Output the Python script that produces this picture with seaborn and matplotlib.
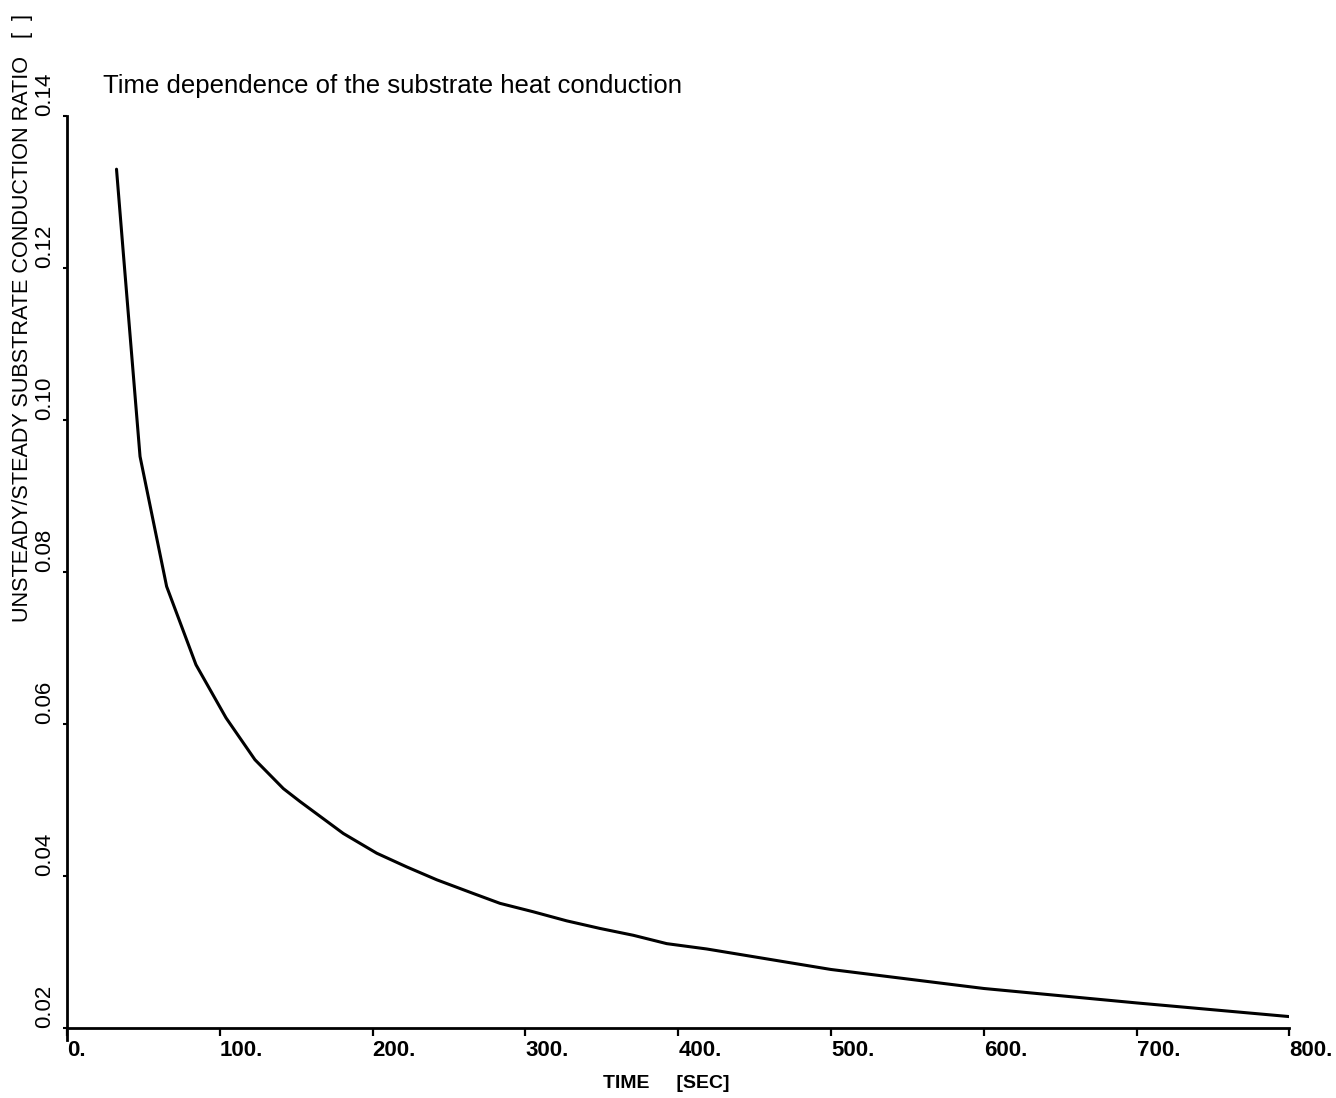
import matplotlib
matplotlib.use("Agg")
import matplotlib.pyplot as plt
import seaborn as sns
import pandas as pd

# ---- data ----
time_s = [32.4, 36.8, 47.8, 65.2, 84.4, 104.1, 123.0, 141.6, 152.5, 180.8,
          202.7, 222.3, 242.0, 265.9, 283.4, 305.0, 327.0, 348.8, 370.6,
          392.5, 418.6, 500.0, 600.0, 700.0, 800.0]
ratio = [0.1330, 0.1221, 0.0952, 0.0781, 0.0678, 0.0608, 0.0553, 0.0515,
         0.0498, 0.0456, 0.0430, 0.0412, 0.0395, 0.0377, 0.0364, 0.0353,
         0.0341, 0.0331, 0.0322, 0.0311, 0.0304, 0.0277, 0.0252, 0.0233,
         0.0215]
x_ticks = [0, 100, 200, 300, 400, 500, 600, 700, 800]
x_tick_labels = ["0.", "100.", "200.", "300.", "400.", "500.", "600.", "700.", "800."]
y_ticks = [0.02, 0.04, 0.06, 0.08, 0.10, 0.12, 0.14]
y_tick_labels = ["0.02", "0.04", "0.06", "0.08", "0.10", "0.12", "0.14"]
title = "Time dependence of the substrate heat conduction"
x_label = "TIME     [SEC]"
y_label = "UNSTEADY/STEADY SUBSTRATE CONDUCTION RATIO   [  ]"

df = pd.DataFrame({"time": time_s, "ratio": ratio})

sns.set_style("ticks")
plt.rcParams["font.family"] = ["Liberation Sans", "DejaVu Sans"]
for key in ("text.color", "axes.labelcolor", "xtick.color", "ytick.color",
            "axes.edgecolor"):
    plt.rcParams[key] = "black"

W, H = 1336, 1098
fig = plt.figure(figsize=(W / 100, H / 100), dpi=100)
left, right, bottom, top = 67, 1289.4, 1040, 116
ax = fig.add_axes([left / W, (H - bottom) / H, (right - left) / W, (bottom - top) / H])

sns.lineplot(data=df, x="time", y="ratio", ax=ax, color="black", linewidth=2.2)

ax.set_xlim(0, 800)
ax.set_ylim(0.02 - 12 / 7600, 0.14)
ax.spines["bottom"].set_position(("data", 0.02))
for s in ("top", "right"):
    ax.spines[s].set_visible(False)
for s in ("left", "bottom"):
    ax.spines[s].set_linewidth(2.0)
    ax.spines[s].set_color("black")

ax.set_xticks(x_ticks)
ax.set_xticklabels(x_tick_labels, fontsize=16, fontweight="bold")
ax.set_yticks(y_ticks)
ax.set_yticklabels(y_tick_labels, fontsize=16, rotation=90, va="bottom")
ax.tick_params(axis="x", direction="out", length=6, width=1.6, pad=3, colors="black")
ax.tick_params(axis="y", direction="out", length=3, width=1.5, pad=5.5, colors="black")
for lab in ax.get_xticklabels():
    lab.set_horizontalalignment("left")

ax.set_xlabel("")
ax.set_ylabel("")

fig.text(103 / W, (H - 93) / H, title, fontsize=18.5, ha="left", va="baseline")
fig.text(666 / W, (H - 1083) / H, x_label, fontsize=14, fontweight="bold",
         ha="center", va="center")
fig.text(23 / W, (H - 622) / H, y_label, fontsize=15.6, rotation=90,
         ha="center", va="bottom")

fig.savefig("out.png", dpi=100, facecolor="white")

### Directions for this task
Everything from the first line to the line with "import pandas as pd" must be repeated exactly, and nothing else. Leave the pictures out.

### Written response
Output the Python script that produces this picture with seaborn and matplotlib.
import matplotlib
matplotlib.use("Agg")
import matplotlib.pyplot as plt
import seaborn as sns
import pandas as pd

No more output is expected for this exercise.